Pop Pop with a fat Yellowstone Cut, and a sunburn.
But there is something metaphysical about Pop Pop's relationship with steelhead.  When it comes to steelhead, he does not catch fish.  Eighteen hundred casts and no fish.  Fifteen hard hours and no fish.  Two and a half days in the wind and rain and cold and snow.  No fish.  What's more, he has done it two years in a row now.  Thirty six hundred casts and no fish.  I say his relationship with steelhead is metaphysical because the only way he could fish that hard, with steelhead in the river, and not catch a single fish, is that he is cursed.  He knows how to drift an egg pattern, to swing a wet fly.  He knows how to read the water and know where the fish will be.  What he did to warrant such a curse, who can say.  It sure doesn't seem like he deserves it.
One of 3600, but at least it is in God's Country
Ok, so the fishing wasn't stellar.  Nobody on our trip landed more than one steelhead, and we all fished hard.  Maybe it was just that Pop Pop was the odd man out and the chances of such a thing were pretty high, given the overall catch rates of a group of reasonably good anglers. But, there is a larger history here.  Pop Pop is legendary among his peers for a 17-year steelhead drought.  Ok, so he didn't make thousands upon thousands of casts a year for 17 years, but he went fishing.  He went fishing with folks who knew what they were doing with ultra-effective bait-and-hardware approaches that might be a little closer to commercial fishing than angling.  He didn't catch fish.  The drought had been broken, but over the last two years, he is 15 hours and 3600 casts on his way to a new record.

I am an optimist, and I am fast becoming a steelhead enthusiast.  I have developed that enthusiasm because I have had enough success in my short steelheading career to make me really, really excited about it.  I want to share that excitement with Pop Pop.  Steelhead are thrilling.  There is a reason there is a legion of dedicated "metalheads" out there.  Even though steelhead are a fish of a thousand casts, you have to know you will get one eventually.  If a fish every thousand casts is an average, you would sure like to believe Pop Pop is due, and due in a big way.  The law of averages generally reflects some shaky statistical reasoning, but so is a belief in a metaphysical relationship between a man and a bunch of semelparous fish.
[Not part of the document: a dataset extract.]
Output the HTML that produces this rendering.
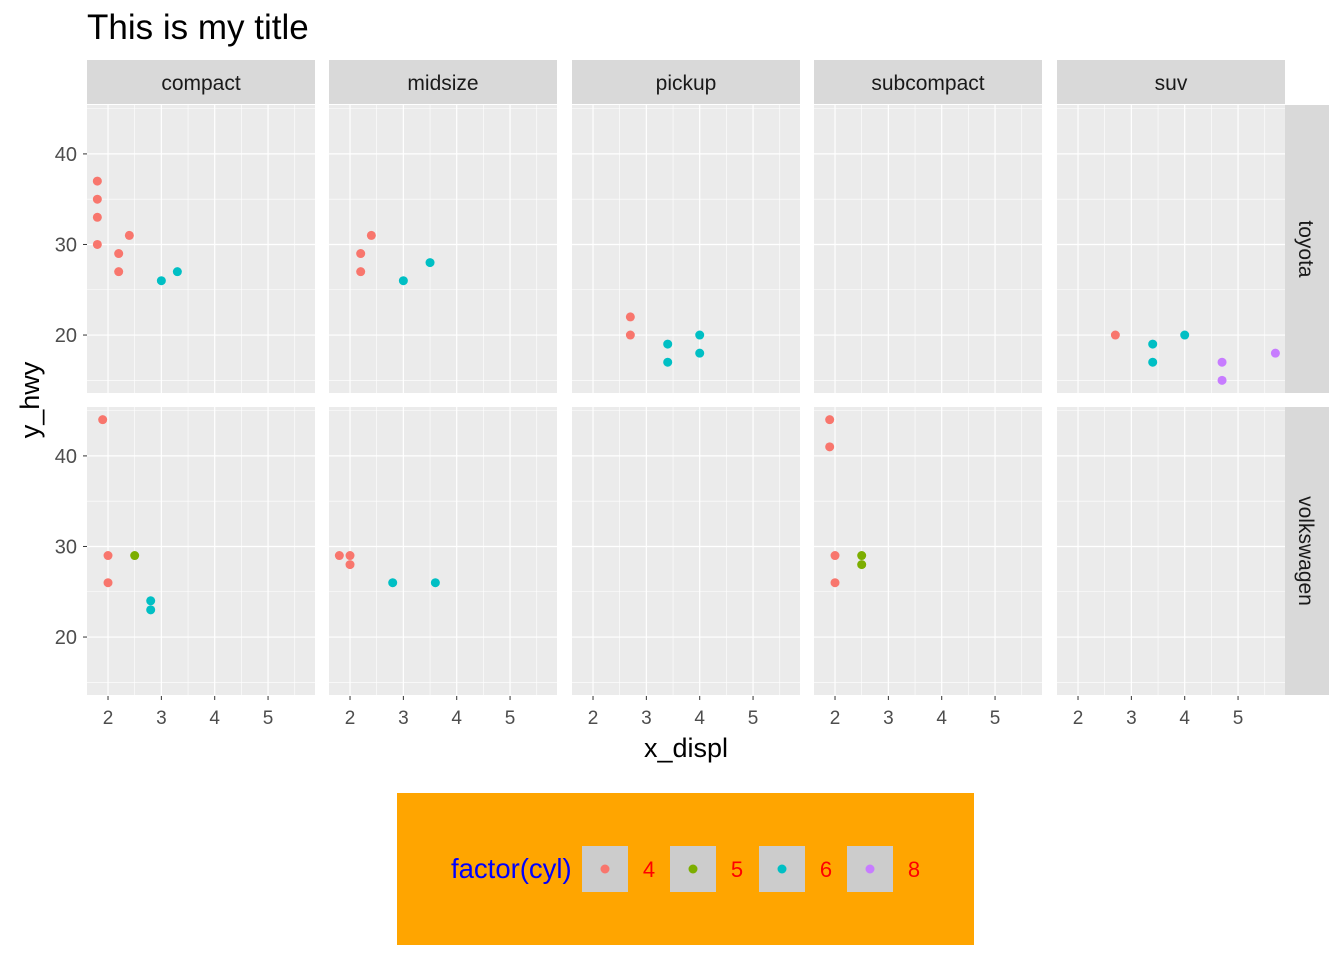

A run with cover, and hope
Fishing isn't a world of reason and statistics, it is a world of superstition, myth, and circumstance (it is a bit like baseball, isn't it?).  There is a lot that has to go right in the riverine universe for fly and fish to end up in the right place, right time, and right mood to trigger a strike, particularly from steelhead, yet somehow, we will it into being.  I believe Pop Pop is due.  I believe that the next time he goes out he will experience a fishing story that will last him the rest of his life.  A story about a lightning fast fish, taking him into his backing, coming to hand only after being bested by an angler of Pop Pop's ability.  Maybe that story includes multiple hook ups, only a couple hundred casts apart.  I believe this will happen because Pop Pop is the purest and most beautiful fisherman I know.  He has the drive of a young angler and the knowledge of a sage.  Some of his fishing buddies say he won't catch steelhead because he doesn't have the patience, because he gets the funk when he doesn't catch fish.  Let me be the first to say, nobody has the patience of Pop Pop.  I don't know many who could put up with 3600 casts and nary a tug.  Drift after perfect drift through the best bucket in the run.  Pop Pop put up with 3600 tugless casts to see elk and deer grazing the steep ranges of the canyon, to stand in a river still held back by winter's cold hand, to spend 50 hours fishing with and sharing the hard won successes of his son.

So yeah, Pop Pop is gonna catch steelhead.  He is gonna catch lots of them, because he deserves it.  Pop Pop is due.